In all locations, you can also make your request in person. Please ask court security personnel to direct you to the court’s Chief Clerk’s office. Be aware that, if you wait until you get to court to request an accommodation, we may not be able to provide it that same day.
Many accommodations can be made based on the information you give in your request. If the court can provide the accommodation you requested, you will be notified by court personnel, or by the judge or judicial officer hearing your case.
Sometimes, however, the court may need to know more about your disability to help it understand what a reasonable accommodation might be. If so, you may be asked to provide additional information. To the extent possible, your accommodation request and any information you provide will remain confidential.
If the Chief Clerk or District Executive denies your requested accommodation -- and an alternative cannot be agreed upon -- you will get a written Denial of Accommodation. That Denial can be administratively reviewed upon request. If a judge or judicial officer denies your accommodation request, you may ask them to provide a written judicial order or state the reason for the denial on the record. That denial can be judicially reviewed.
A person who has been denied an accommodation may seek review of that decision. If the decision to deny an accommodation was made by a judge or judicial officer in a pending proceeding, review of that decision must be sought through the regular process of judicial review. If the decision to deny an accommodation was made administratively by a Chief Clerk or District Executive in consultation with the ADA Statewide Coordinator, that decision may be reviewed through the Request for Reconsideration process discussed below.
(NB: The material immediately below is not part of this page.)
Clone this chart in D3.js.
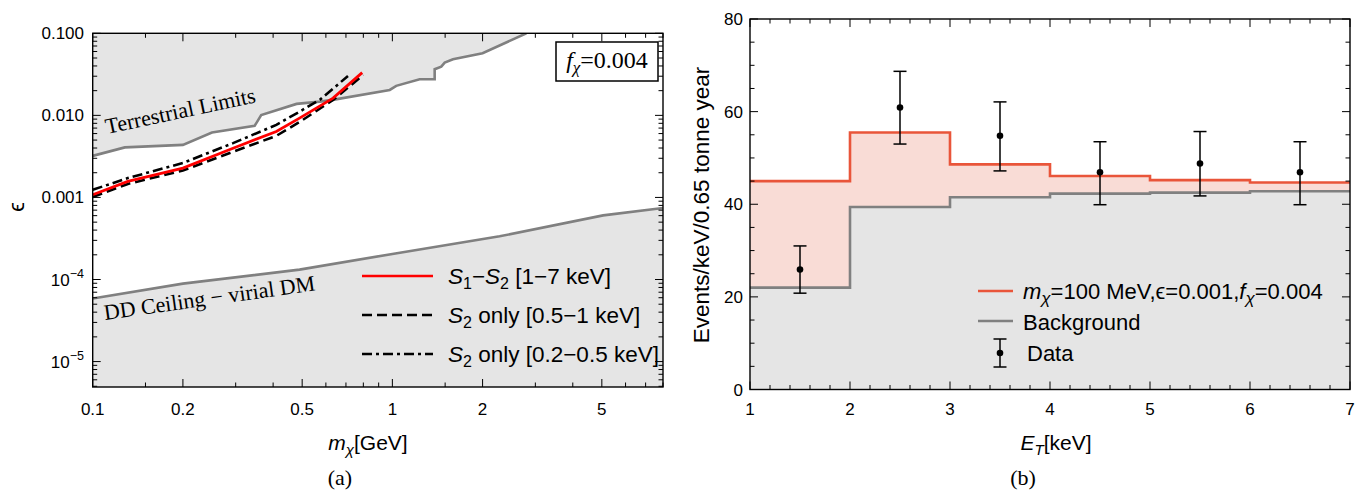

A person who has been issued a Denial of Accommodation by a Chief Clerk or District Executive may have that decision reviewed by submitting either a written statement or a Request for Reconsideration Form.
If the form is not used, the written statement must contain the following information:
• name, address, e-mail address and telephone number of the individual submitting the Request for Reconsideration.
• name/location of the court or court facility in which the accommodation was sought.
• description of the basis for the Request for Reconsideration.
• statement of the desired remedy or the solution requested.
• a copy of the Denial of Accommodation form.
The request for reconsideration must be submitted, no later than ten (10) days after the date of the written denial, by mail or e-mail to:
New York State Office of Court Administration
Statewide ADA Coordinator
25 Beaver Street, Suite 8883
New York, NY 10004
The filing deadline may be extended by the Statewide Coordinator for good cause shown. Alternative means of filing the Request for Reconsideration, such as via an audio format, may be made available upon request to the Statewide Coordinator.
The person seeking reconsideration may submit additional relevant information or documents that were unavailable to them at the time the accommodation request was originally made.
The Statewide Coordinator will review the reconsideration request promptly, and will review any information or documents submitted with the accommodation request or that relate to the denial decision. If the information submitted is determined to be insufficient, the Statewide Coordinator may request, obtain and consider additional information deemed necessary.
To the extent possible, the Statewide Coordinator will issue a decision in writing or, where appropriate, in a format accessible to the person requesting reconsideration, within 30 days of the date the request for reconsideration was filed. The Statewide Coordinator may affirm, modify or reverse the initial denial of the accommodation request.